This invention relates generally to insulated gate field-effect transistors (IGFETS), and more particularly the invention relates to reducing gate to drain capacitance in IGFETS including lateral and vertical MOSFETS, especially for use with high frequency power MOSFET devices.
Reduction of gate to drain feedback capacitance (C.sub.gd or C.sub.rss) in MOSFET devices is desired in order to maximize RF gain and minimize signal distortion. C.sub.gd is critical since it is effectively multiplied by the voltage gain of the device or C.sub.effective =C.sub.rss (1+gmR.sub.1) where gm is the transconductance and R.sub.1 is the load impedance.
Adler et al., U.S. Pat. No. 5,252,848 discloses an FET structure which includes a performance enhancing conductor shield covering the gate electrode and a portion of the drain region of the FET. A description of such a device operating as a 2 GHz RF transistor is in Technical Digest IEDM conference, 1996, pages 87-90. While the external shield reportedly reduces C.sub.gd, the dominant component of C.sub.gd (gate over drain next to channel) is not shielded. Further, while the external shield is applicable to lateral MOS transistors (LDMOS), the external shield cannot be used with vertical transistors. Additionally, process costs in fabricating such devices can be high.
Copending patent application Ser. No. 08/905,513 filed Aug. 4, 1997, now U.S. Pat. No. 14987-42, discloses a field effect transistor including a lateral MOSFET (LDMOS) and a vertical MOSFET (DMOS) transistor which has reduced gate to drain capacitance by providing a buried shield plate underlying the gate and between the gate and drain of the transistor. More particularly, the transistor comprises a semiconductor body having a major surface, a source region of first conductivity type abutting the surface, a drain region of the first conductivity type abutting the surface and spaced from the source region by a channel of a second conductivity type opposite to the first conductivity type, and a gate electrode overlying the channel and part of the drain and insulated therefrom by a dielectric material. The shield plate is formed prior to the gate and is positioned under the gate and between the gate and the drain and is insulated therefrom.

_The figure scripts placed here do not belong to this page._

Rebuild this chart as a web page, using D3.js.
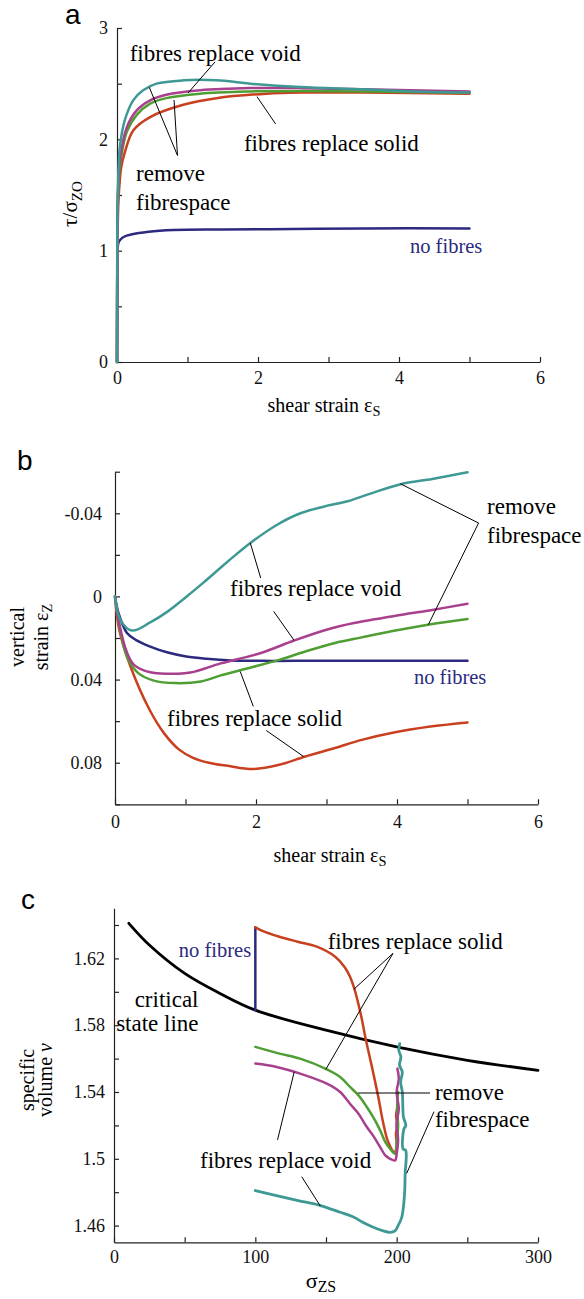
<!DOCTYPE html>
<html><head><meta charset="utf-8">
<script src="https://cdn.jsdelivr.net/npm/d3@7"></script>
<style>body{margin:0;background:#fff}svg{display:block}</style>
</head><body><svg id="chart" width="584" height="1299"></svg>
<script>
// ---------------- DATA ----------------
// Panel a: shear strain vs tau/sigma_zo
const aXTicks = [0,1,2,3,4,5,6];
const aXTickLabels = ["0","","2","","4","","6"];
const aYTicks = [0,0.5,1,1.5,2,2.5,3];
const aYTickLabels = ["0","","1","","2","","3"];
const aNavy = [[0,0],[0.004,0.6],[0.008,1.0],[0.02,1.07],[0.05,1.1],[0.1,1.125],[0.2,1.145],[0.45,1.17],[0.8,1.185],[1.5,1.19],[2.5,1.195],[3.5,1.2],[5,1.2]];
const aRed = [[0,0],[0.005,0.9],[0.015,1.35],[0.03,1.55],[0.06,1.75],[0.11,1.88],[0.23,2.08],[0.47,2.2],[0.94,2.31],[1.41,2.37],[2.12,2.41],[2.6,2.42],[3.5,2.42],[5,2.41]];
const aGreen = [[0,0],[0.005,1.0],[0.015,1.5],[0.04,1.75],[0.14,2.07],[0.28,2.22],[0.47,2.32],[0.7,2.37],[1.18,2.41],[1.89,2.43],[2.6,2.435],[3.5,2.43],[5,2.42]];
const aMagenta = [[0,0],[0.005,1.05],[0.015,1.55],[0.04,1.81],[0.14,2.11],[0.28,2.26],[0.47,2.35],[0.7,2.4],[1.18,2.44],[1.89,2.46],[2.6,2.46],[3.5,2.45],[5,2.43]];
const aTeal = [[0,0],[0.005,1.2],[0.02,1.7],[0.04,1.93],[0.11,2.17],[0.23,2.35],[0.37,2.44],[0.56,2.5],[0.94,2.53],[1.41,2.53],[1.89,2.5],[2.6,2.47],[3.5,2.45],[4.2,2.43],[5,2.42]];

// Panel b: shear strain vs vertical strain
const bXTicks = [0,1,2,3,4,5,6];
const bXTickLabels = ["0","","2","","4","","6"];
const bYTicks = [-0.06,-0.04,-0.02,0,0.02,0.04,0.06,0.08,0.1];
const bYTickLabels = ["","-0.04","","0","","0.04","","0.08",""];
const bNavy = [[0,0],[0.05,0.008],[0.17,0.0176],[0.3,0.021],[0.49,0.024],[0.75,0.027],[1.01,0.0289],[1.3,0.03],[1.65,0.0308],[2.1,0.031],[2.6,0.031],[3.5,0.031],[5,0.0309]];
const bRed = [[0,0],[0.06,0.016],[0.22,0.0337],[0.49,0.0545],[0.7,0.066],[0.91,0.0737],[1.1,0.0775],[1.33,0.08],[1.6,0.0815],[1.96,0.083],[2.33,0.081],[2.7,0.077],[3.12,0.0729],[3.5,0.069],[3.92,0.0657],[4.5,0.0625],[5,0.0606]];
const bGreen = [[0,0],[0.06,0.014],[0.17,0.0289],[0.33,0.0369],[0.55,0.0405],[0.86,0.0417],[1.22,0.0409],[1.5,0.038],[1.8,0.0353],[2.33,0.0305],[2.7,0.0265],[3.12,0.0224],[3.5,0.0197],[3.92,0.0168],[4.44,0.0136],[5,0.0109]];
const bMagenta = [[0,0],[0.06,0.013],[0.17,0.027],[0.27,0.0329],[0.5,0.0365],[0.75,0.0372],[1.07,0.0366],[1.5,0.0322],[2.07,0.0272],[2.54,0.0212],[3,0.016],[3.39,0.0128],[4.07,0.0088],[4.5,0.0065],[5,0.0035]];
const bTeal = [[0,0],[0.08,0.0115],[0.24,0.0164],[0.5,0.0125],[0.75,0.0072],[1.0,0.0005],[1.25,-0.0065],[1.6,-0.0168],[1.92,-0.0257],[2.3,-0.0345],[2.63,-0.04],[2.97,-0.0433],[3.3,-0.0458],[3.6,-0.0492],[4.05,-0.054],[4.5,-0.0565],[5,-0.0597]];

// Panel c: sigma_zs vs specific volume
const cXTicks = [0,50,100,150,200,250,300];
const cXTickLabels = ["0","","100","","200","","300"];
const cYTicks = [1.46,1.48,1.5,1.52,1.54,1.56,1.58,1.6,1.62,1.64];
const cYTickLabels = ["1.46","","1.5","","1.54","","1.58","","1.62",""];
const cCSL = [[10.5,1.641],[25,1.628],[50,1.611],[75,1.599],[100,1.589],[150,1.577],[200,1.567],[250,1.559],[300,1.553]];
const cNavy = [[100,1.589],[100,1.6386]];
const cRed = [[100,1.6386],[105,1.6365],[117,1.633],[130,1.63],[143.5,1.627],[156.5,1.621],[163,1.615],[167,1.609],[170,1.602],[175,1.585],[178,1.572],[182,1.557],[187,1.537],[190.6,1.521],[194,1.51],[198.5,1.504],[200,1.508],[199.5,1.515],[200.5,1.52],[199.6,1.526],[200.3,1.53]];
const cGreen = [[100,1.567],[117,1.563],[131.7,1.56],[150.6,1.5536],[160,1.549],[167,1.543],[173,1.538],[178.9,1.531],[184,1.524],[188.3,1.517],[192,1.51],[195.3,1.506],[198.9,1.503],[200,1.51],[201,1.52],[200.3,1.53],[201,1.54]];
const cMagenta = [[100,1.557],[115,1.555],[131.7,1.551],[150.6,1.545],[160,1.54],[167,1.533],[173,1.527],[178.9,1.519],[184,1.513],[188.3,1.507],[192,1.502],[195.3,1.5],[198.9,1.499],[200,1.503],[201,1.512],[199.8,1.52],[201.5,1.53],[200,1.54],[201.5,1.548],[200.5,1.554]];
const cTeal = [[100,1.481],[115,1.478],[130.3,1.475],[146,1.472],[160,1.468],[169.8,1.465],[176,1.462],[183.5,1.459],[190,1.457],[195.3,1.456],[199,1.457],[201,1.46],[203.6,1.465],[205.5,1.478],[206,1.491],[206.4,1.505],[204.5,1.506],[205.2,1.518],[206.5,1.52],[204.8,1.525],[204,1.54],[202.8,1.546],[204,1.552],[202,1.556],[203,1.561],[201.5,1.565],[202.2,1.569]];

// Annotations (text in data coordinates of each panel)
const aNotes = [
  {t:"fibres replace void", x:0.18, y:2.778},
  {t:"remove", x:0.27, y:1.698},
  {t:"fibrespace", x:0.27, y:1.44},
  {t:"fibres replace solid", x:1.8, y:1.97},
  {t:"no fibres", x:4.156, y:1.045, navy:true}
];
const aLeaders = [
  [[1.39,2.695],[1.007,2.416]],
  [[0.858,1.855],[0.458,2.467]],
  [[0.858,1.855],[0.809,2.353]],
  [[2.25,2.138],[1.986,2.383]]
];
const bNotes = [
  {t:"remove", x:5.277, y:-0.0433},
  {t:"fibrespace", x:5.277, y:-0.0297},
  {t:"fibres replace void", x:1.631, y:-0.004},
  {t:"fibres replace solid", x:0.738, y:0.0585},
  {t:"no fibres", x:4.241, y:0.0388, navy:true}
];
const bLeaders = [
  [[5.157,-0.0353],[4.048,-0.0542]],
  [[5.157,-0.0353],[4.444,0.0136]],
  [[1.919,-0.0257],[2.067,-0.00885]],
  [[2.251,0.0072],[2.542,0.0212]],
  [[1.962,0.0529],[1.776,0.0361]],
  [[2.146,0.0645],[2.674,0.077]]
];
const cNotes = [
  {t:"no fibres", x:45.9, y:1.625, navy:true},
  {t:"critical", x:59.8, y:1.596, end:true},
  {t:"state line", x:59.8, y:1.5815, end:true},
  {t:"fibres replace solid", x:151.2, y:1.6306},
  {t:"remove", x:227.1, y:1.54},
  {t:"fibrespace", x:227.1, y:1.5237},
  {t:"fibres replace void", x:60.9, y:1.4993}
];
const cLeaders = [
  [[197.4,1.623],[169.7,1.6015]],
  [[197.4,1.623],[149.9,1.5536]],
  [[223.6,1.5394],[172.6,1.5394]],
  [[226.4,1.5282],[207.1,1.4913]],
  [[115.7,1.5113],[127.5,1.552]],
  [[132.8,1.4893],[146,1.4717]]
];

// ---------------- STYLE ----------------
const SERIF = "'Liberation Serif','Times New Roman',serif";
const SANS = "'Liberation Sans',Arial,sans-serif";
const COL = {navy:"#2b2a7e", red:"#c8401f", green:"#4f9e33", magenta:"#a8408e", teal:"#3e9995", black:"#000"};

const svg = d3.select("#chart");

function panel(cfg) {
  const g = svg.append("g");
  const {x, y} = cfg;
  const yBottom = Math.max(...y.range());
  const xLeft = Math.min(...x.range());
  const gx = g.append("g").attr("transform", `translate(0,${yBottom})`)
    .call(d3.axisBottom(x).tickValues(cfg.xTicks).tickSize(-5).tickSizeOuter(0)
      .tickPadding(cfg.xPad).tickFormat((d,i) => cfg.xLabels[i]));
  const gy = g.append("g").attr("transform", `translate(${xLeft},0)`)
    .call(d3.axisLeft(y).tickValues(cfg.yTicks).tickSize(-5).tickSizeOuter(0)
      .tickPadding(cfg.yPad).tickFormat((d,i) => cfg.yLabels[i]));
  [gx, gy].forEach(a => {
    a.attr("font-family", SERIF).attr("font-size", 18);
    a.select(".domain").attr("stroke", "#222").attr("stroke-width", 1.2);
    a.selectAll(".tick line").attr("stroke", "#222").attr("stroke-width", 1.2);
    a.selectAll(".tick text").attr("fill", "#111");
  });
  const line = d3.line().x(d => x(d[0])).y(d => y(d[1])).curve(d3.curveCatmullRom.alpha(0.5));
  cfg.series.forEach(s => {
    g.append("path").datum(s.data).attr("d", line)
      .attr("fill", "none").attr("stroke", s.color).attr("stroke-width", s.w || 2.5)
      .attr("stroke-linejoin", "round").attr("stroke-linecap", "round");
  });
  cfg.leaders.forEach(l => {
    g.append("line").attr("x1", x(l[0][0])).attr("y1", y(l[0][1]))
      .attr("x2", x(l[1][0])).attr("y2", y(l[1][1]))
      .attr("stroke", "#000").attr("stroke-width", 1);
  });
  cfg.notes.forEach(n => {
    g.append("text").attr("x", x(n.x)).attr("y", y(n.y)).attr("dy", "0.35em")
      .attr("text-anchor", n.end ? "end" : "start")
      .attr("font-family", SERIF).attr("font-size", n.navy ? 20.5 : 23)
      .attr("fill", n.navy ? COL.navy : "#000").text(n.t);
  });
  return g;
}

function titleText(parts, cx, cy, rotate, size) {
  const t = svg.append("text")
    .attr("transform", `translate(${cx},${cy})` + (rotate ? " rotate(-90)" : ""))
    .attr("text-anchor", "middle").attr("dy", "0.35em")
    .attr("font-family", SERIF).attr("font-size", size).attr("fill", "#000");
  parts.forEach(p => {
    const ts = t.append("tspan").text(p.s);
    if (p.sub) ts.attr("font-size", size * 0.72).attr("dy", size * 0.2);
    if (p.it) ts.attr("font-style", "italic");
  });
}

function letter(s, x, y) {
  svg.append("text").attr("x", x).attr("y", y).attr("font-family", SANS)
    .attr("font-size", 28).attr("fill", "#000").text(s);
}

// ---------------- PANEL A ----------------
const xa = d3.scaleLinear().domain([0,6]).range([117,540]);
const ya = d3.scaleLinear().domain([0,3]).range([362,28]);
panel({x:xa, y:ya, xTicks:aXTicks, xLabels:aXTickLabels, yTicks:aYTicks, yLabels:aYTickLabels, xPad:9, yPad:9,
  series:[{data:aNavy,color:COL.navy},{data:aRed,color:COL.red},{data:aGreen,color:COL.green},
          {data:aMagenta,color:COL.magenta},{data:aTeal,color:COL.teal}],
  leaders:aLeaders, notes:aNotes});
letter("a", 65, 24);
titleText([{s:"τ/σ"},{s:"ZO",sub:true}], 70, 204, true, 21);
titleText([{s:"shear strain ε"},{s:"S",sub:true}], 324, 405, false, 20);

// ---------------- PANEL B ----------------
const xb = d3.scaleLinear().domain([0,6]).range([115,538]);
const yb = d3.scaleLinear().domain([-0.06,0.1]).range([471.7,804.3]);
panel({x:xb, y:yb, xTicks:bXTicks, xLabels:bXTickLabels, yTicks:bYTicks, yLabels:bYTickLabels, xPad:10.5, yPad:13,
  series:[{data:bNavy,color:COL.navy},{data:bRed,color:COL.red},{data:bGreen,color:COL.green},
          {data:bMagenta,color:COL.magenta},{data:bTeal,color:COL.teal}],
  leaders:bLeaders, notes:bNotes});
letter("b", 17, 470);
titleText([{s:"vertical"}], 17, 637, true, 20);
titleText([{s:"strain ε"},{s:"Z",sub:true}], 41, 637, true, 20);
titleText([{s:"shear strain ε"},{s:"S",sub:true}], 330, 855, false, 20);

// ---------------- PANEL C ----------------
const xc = d3.scaleLinear().domain([0,300]).range([114,538]);
const yc = d3.scaleLinear().domain([1.45,1.65]).range([1242.3,908.3]);
panel({x:xc, y:yc, xTicks:cXTicks, xLabels:cXTickLabels, yTicks:cYTicks, yLabels:cYTickLabels, xPad:7.5, yPad:9,
  series:[{data:cCSL,color:COL.black,w:2.8},{data:cNavy,color:COL.navy},{data:cRed,color:COL.red},
          {data:cGreen,color:COL.green},{data:cMagenta,color:COL.magenta},{data:cTeal,color:COL.teal,w:2.8}],
  leaders:cLeaders, notes:cNotes});
letter("c", 21, 909);
titleText([{s:"specific"}], 27, 1080, true, 20);
titleText([{s:"volume "},{s:"v",it:true}], 45, 1080, true, 20);
titleText([{s:"σ"},{s:"ZS",sub:true}], 321, 1280, false, 22);
</script></body></html>
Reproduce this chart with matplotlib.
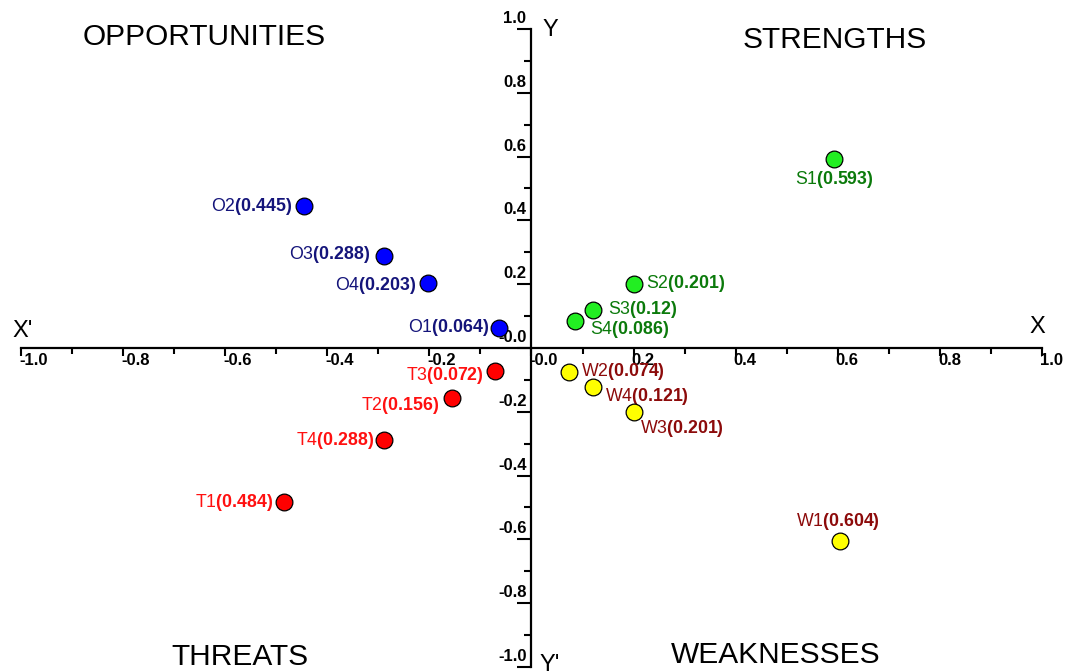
import matplotlib.pyplot as plt
import numpy as np

plt.rcParams['font.family'] = ['Liberation Sans', 'DejaVu Sans']
plt.rcParams['mathtext.fontset'] = 'custom'
plt.rcParams['mathtext.rm'] = 'Liberation Sans'
plt.rcParams['mathtext.bf'] = 'Liberation Sans:bold'

# factor scores of each SWOT item (x, y)
names = ['S1', 'S2', 'S3', 'S4',
         'O1', 'O2', 'O3', 'O4',
         'T1', 'T2', 'T3', 'T4',
         'W1', 'W2', 'W3', 'W4']
values = [0.593, 0.201, 0.12, 0.086,
          0.064, 0.445, 0.288, 0.203,
          0.484, 0.156, 0.072, 0.288,
          0.604, 0.074, 0.201, 0.121]
value_text = ['0.593', '0.201', '0.12', '0.086',
              '0.064', '0.445', '0.288', '0.203',
              '0.484', '0.156', '0.072', '0.288',
              '0.604', '0.074', '0.201', '0.121']
x_sign = [1, 1, 1, 1, -1, -1, -1, -1, -1, -1, -1, -1, 1, 1, 1, 1]
y_sign = [1, 1, 1, 1, 1, 1, 1, 1, -1, -1, -1, -1, -1, -1, -1, -1]

group_fill = {'S': '#22ee22', 'O': '#0000ff', 'T': '#ff0000', 'W': '#ffff00'}
group_text = {'S': '#0b7a0b', 'O': '#14147a', 'T': '#ff1010', 'W': '#8c0a0a'}

# label offsets in pixels (dx, dy, ha, va)
label_pos = {
    'S1': (0, -21, 'center', 'center'), 'S2': (12, 0, 'left', 'center'),
    'S3': (15, 0, 'left', 'center'), 'S4': (15, -9, 'left', 'center'),
    'O1': (-10, 0, 'right', 'center'), 'O2': (-12, 0, 'right', 'center'),
    'O3': (-14, 2, 'right', 'center'), 'O4': (-12, -2, 'right', 'center'),
    'T1': (-11, 0, 'right', 'center'), 'T2': (-13, -8, 'right', 'center'),
    'T3': (-11, -5, 'right', 'center'), 'T4': (-10, -1, 'right', 'center'),
    'W1': (-2, 19, 'center', 'center'), 'W2': (12, 0, 'left', 'center'),
    'W3': (6, -16, 'left', 'center'), 'W4': (12, -10, 'left', 'center'),
}

tick_values = np.round(np.arange(-1.0, 1.01, 0.2), 1)

fig = plt.figure(figsize=(10.67, 6.72), dpi=100)
ax = fig.add_axes([0, 0, 1, 1])
ax.set_xlim(-1.0411, 1.049)
ax.set_ylim(-1.0157, 1.0909)

for side in ['top', 'right']:
    ax.spines[side].set_visible(False)
for side in ['left', 'bottom']:
    ax.spines[side].set_position(('data', 0))
    ax.spines[side].set_bounds(-1, 1)
    ax.spines[side].set_linewidth(1.6)

ax.set_xticks(tick_values)
ax.set_yticks(tick_values)
ax.set_xticks(np.round(np.arange(-0.9, 1.0, 0.2), 1), minor=True)
ax.set_yticks(np.round(np.arange(-0.9, 1.0, 0.2), 1), minor=True)
ax.set_xticklabels([])
ax.set_yticklabels([])
ax.tick_params(axis='x', which='major', direction='out', length=6, width=1.5)
ax.tick_params(axis='x', which='minor', direction='out', length=4, width=1.5)
ax.tick_params(axis='y', which='major', direction='out', length=10, width=1.5)
ax.tick_params(axis='y', which='minor', direction='out', length=5, width=1.5)

for v in tick_values:
    ax.annotate(f'{v:.1f}', (v, 0), xytext=(-2, -5), textcoords='offset pixels',
                ha='left', va='top', fontsize=12, fontweight='bold')
    ax.annotate(f'{v:.1f}', (0, v), xytext=(-5, 3), textcoords='offset pixels',
                ha='right', va='bottom', fontsize=12, fontweight='bold')

for i, name in enumerate(names):
    g = name[0]
    x = x_sign[i] * values[i]
    y = y_sign[i] * values[i]
    ax.scatter([x], [y], s=145, c=group_fill[g], edgecolors='black',
               linewidths=0.9, zorder=5)
    dx, dy, ha, va = label_pos[name]
    ax.annotate(name + r'$\mathbf{(' + value_text[i] + ')}$', (x, y),
                xytext=(dx, dy), textcoords='offset pixels', ha=ha, va=va,
                fontsize=12.8, color=group_text[g])

# quadrant titles and axis names
ax.text(0.191, 0.945, 'OPPORTUNITIES', transform=ax.transAxes, ha='center',
        va='center', fontsize=21.5)
ax.text(0.782, 0.94, 'STRENGTHS', transform=ax.transAxes, ha='center',
        va='center', fontsize=21.5)
ax.text(0.225, 0.022, 'THREATS', transform=ax.transAxes, ha='center',
        va='center', fontsize=21.5)
ax.text(0.727, 0.026, 'WEAKNESSES', transform=ax.transAxes, ha='center',
        va='center', fontsize=21.5)
ax.text(0.021, 0.508, "X'", transform=ax.transAxes, ha='center',
        va='center', fontsize=17)
ax.text(0.972, 0.513, 'X', transform=ax.transAxes, ha='center',
        va='center', fontsize=17)
ax.text(0.516, 0.955, 'Y', transform=ax.transAxes, ha='center',
        va='center', fontsize=17)
ax.text(0.515, 0.01, "Y'", transform=ax.transAxes, ha='center',
        va='center', fontsize=17)

fig.savefig('out.png', dpi=100)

The shield plate preferably includes a contact for electrically biasing the shield plate such as by a fixed DC potential and/or an AC ground potential through a capacitive element. While the structure is an improvement over this structure in U.S. Pat. No. 5,252,848, supra, the gate overlapping the shield plate does not reduce input capacitance.
The present invention is directed to a MOSFET structure having effective reduction of gate to drain parasitic capacitance and reduction of input capacitance.